By pairing customer loyalty programs with customer data, retailers can optimise their CX initiatives to effectively meet customer demands. According to a report by EY Parthenon, 64% of younger Asia-Pacific consumers were willing to share data for tailored online experiences. However, retailers are faced with the challenge of aligning their marketing and customer service teams to meet the growing sophistication of today’s average Asia-Pacific consumer.
While retailers have been able to transform their communication channels into simpler and streamlined touchpoints, the real challenge lies in developing an overarching strategy that will enable them to connect with the customer’s needs and goals. This involves organisations using their customers’ profiles to create truly personalised journeys.
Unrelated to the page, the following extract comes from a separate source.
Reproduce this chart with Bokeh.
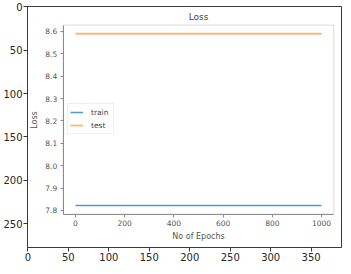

By failing to relate with customers at each stage of their journey, retailers may find themselves struggling to compete with competitors who can put the needs of customers first.
This is where data and analytics come into play in helping organisations relate with customers’ needs and expectations. For example, brands can use data points generated from customer visits to online stores such as product searches, comments, and past purchases to recommend products and deliver personalised marketing campaigns. By harnessing these two tools in their CX strategies, organisations will be able retain existing customers while winning new ones.
Establish digital connections
The development of digital channels has given customers new ways to engage with businesses, be it ordering items through online apps or inquiring about products via direct chat messaging. Since they do not require a physical presence to initiate communication between the two parties, digital channels have become a convenient way for customers to engage with businesses.
There is evidence to suggest that these channels might be the way of the future for business-to-consumer engagements: A report by Bain & Company predicts that the number of digital consumers in Southeast Asia will rise from 370 million at the end of 2022 to 402 million by 2027, accounting for 88% of the 15-year-old and above population group. As a result, organisations need to embrace a digital-first CX strategy that enables contextualised experiences that can help fulfil customers’ present and future needs.
By ensuring a robust back-end infrastructure that can store and transform customer data into actionable insights, organisations gain the agility to better connect with and address customers’ issues such as cart abandonment, product defects, and recommendations.
Most customers will turn away from brands that don’t remember previous interactions, subject them to repetitive ads, or create meaningless conversations. This issue happens, even as organisations have the capabilities to create engaging marketing content. Maximising customer loyalty requires brands to be aware of their progress in their personalised journeys across various communication touchpoints.
A customer data platform provides organisations a centralised platform that unifies customer data points across various sources. This way, marketing and customer support teams can operate with the same intelligence to create unique and engaging CX offerings. Moreover, it also engenders customer loyalty by letting them know their needs are always catered to.
Personalised messaging is the backbone of any successful marketing strategy. In fact, many companies have developed methods to deliver unique engagements to draw customers in. Depending on the nature of their business and their customers, some brands might adopt fun, humorous messaging, while others may opt for a professional and informative tone. Without granular data, however, businesses face the possibility of their customers losing touch with the messaging as it might not be relevant for their needs and goals.
While customer data provides brands with a competitive advantage, organisations cannot simply extract insights from raw, untranslated data. It is necessary to pair customer data with analytics solutions that can help them understand what is expected of their business.
Data analytics does more than just give enterprises a comprehensive view of their customers. It also lets them resolve customer identities, build audience profiles, share and report data across relevant departments and predict trends. By harnessing these features, organisations will be able to confidently deliver authentic, connected experiences that are relevant to customer needs. These factors are key to building strong customer loyalty in the long run.